Music speaks to the sublime by its very nature and, in the hands of an artist, can create a fantastic sense of empathy and understanding. Somehow the song can encapsulate our feelings to a degree of perfection that words and gesticulations only hint at.
The paradox is that the power of the song transmits nothing of the singer. As much as the song appeals to some inner chord it doesn't mean the person performing it has any conception of what their skills have wrought. In fact, they might be just as confused about how to go about connection with their fellow beings as those they perform for.
The first scene drives this home with a vengeance. Henry Gibson's Haven Hamilton - the country music star who is the toast of Nashville - sings one of his sickly sentimental ballads that's drenched in cheap patriotism. Most likely it is guaranteed to be a hit because it plays to the lowest common denominator and has the star power of a big name singing it.
Yet, he's closed in an isolated box in the studio recording it, completely cut off from his audience and even the technicians and musicians working with him. He's emperor of this domain but it's a tiny kingdom. The goal is to make a product that gives the illusion of a sincere connection no matter how artificial - and he's a master at doing that.
The backdrop of the election adds an inescapable level of analogy to the nation as a whole. The scurrilous bastards Hunter Thompson warned us about four year prior have come to take what's theirs. The fact that Nixon publicly immolated himself in the years between did nothing to get rid of the dry rot and Altman knows it.
"All of my films deal with the same thing: striving, socially and culturally, to stay alive," he once stated. "And once any system succeeds, it becomes its own worst enemy."
In a certain degree, the character of Barbara Jean is almost a stand in for the country - or, at least, the '75 version of the American dream. The true believers still look up to her in awe and admiration but she's become a befuddled and lost waif bounced about by greedy hacks and greasy managers.
Altman reinforces this with the constant juxtaposition of Barbara Jean with the American flag, particularly in the final scene.
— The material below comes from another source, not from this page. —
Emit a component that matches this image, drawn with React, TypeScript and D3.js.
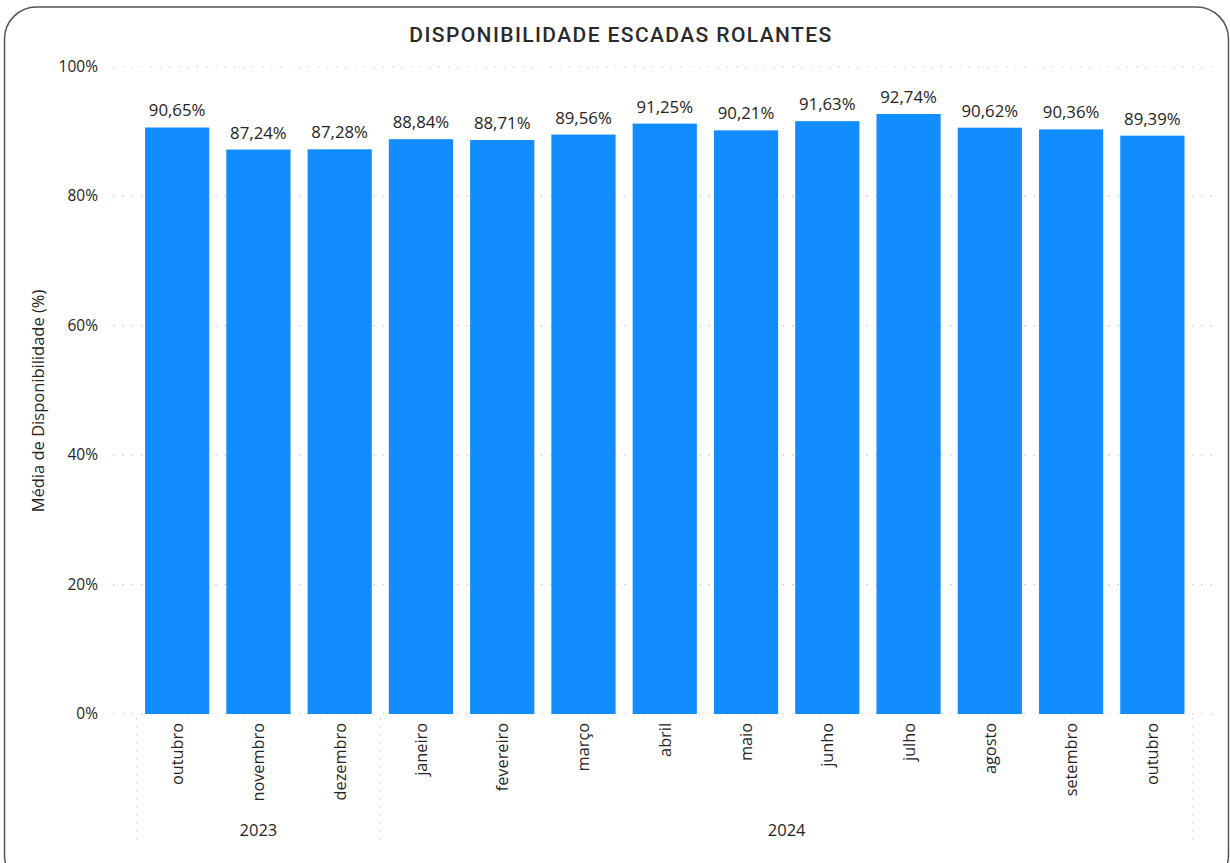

It's not by accident that she is the target of the assassin's bullet and not the politician whose presence is inescapable despite the fact he's never seen. (And having death represented by a woman in white is a recurring symbol in Altman's films).
The continuing confusion of the characters in the film have clearly led to this final act and Altman clearly knows where he is heading no matter how loose and scattered the film seems upon first glance. The entire end sequence plays out like a grand inevitable funeral from the hearses to the outraged Mr. Green leaving his own wife's burial in order to drag his niece back to attend.
There is a cold cynicism in Altman's worldview but also a strange sense of hope. At heart the man was an idealist and the ideal of the democracy is a hell of a lot tougher than the puffed up buffoons who tend to proclaim its virtues. It's this sense of community that he seems to be offering as the real source of our ability to understand each other on the most basic level.
So while the hangers on and hucksters and phonies walk away the minute their meal ticket is gone, the audience stays and someone else picks up the microphone and takes her place. Even the staunchest of the old guard, Hamilton, askew and shorn of his well-practiced image finally makes a sincere appeal for something better.
"This isn't Dallas, it's Nashville!" he pleads. "They can't do this to us here in Nashville! Let's show them what we're made of. Come on everybody, sing! Somebody, sing!"
And, sure enough, someone does. The edifice of the democracy still stands, the community still holds together and the process begins all over again.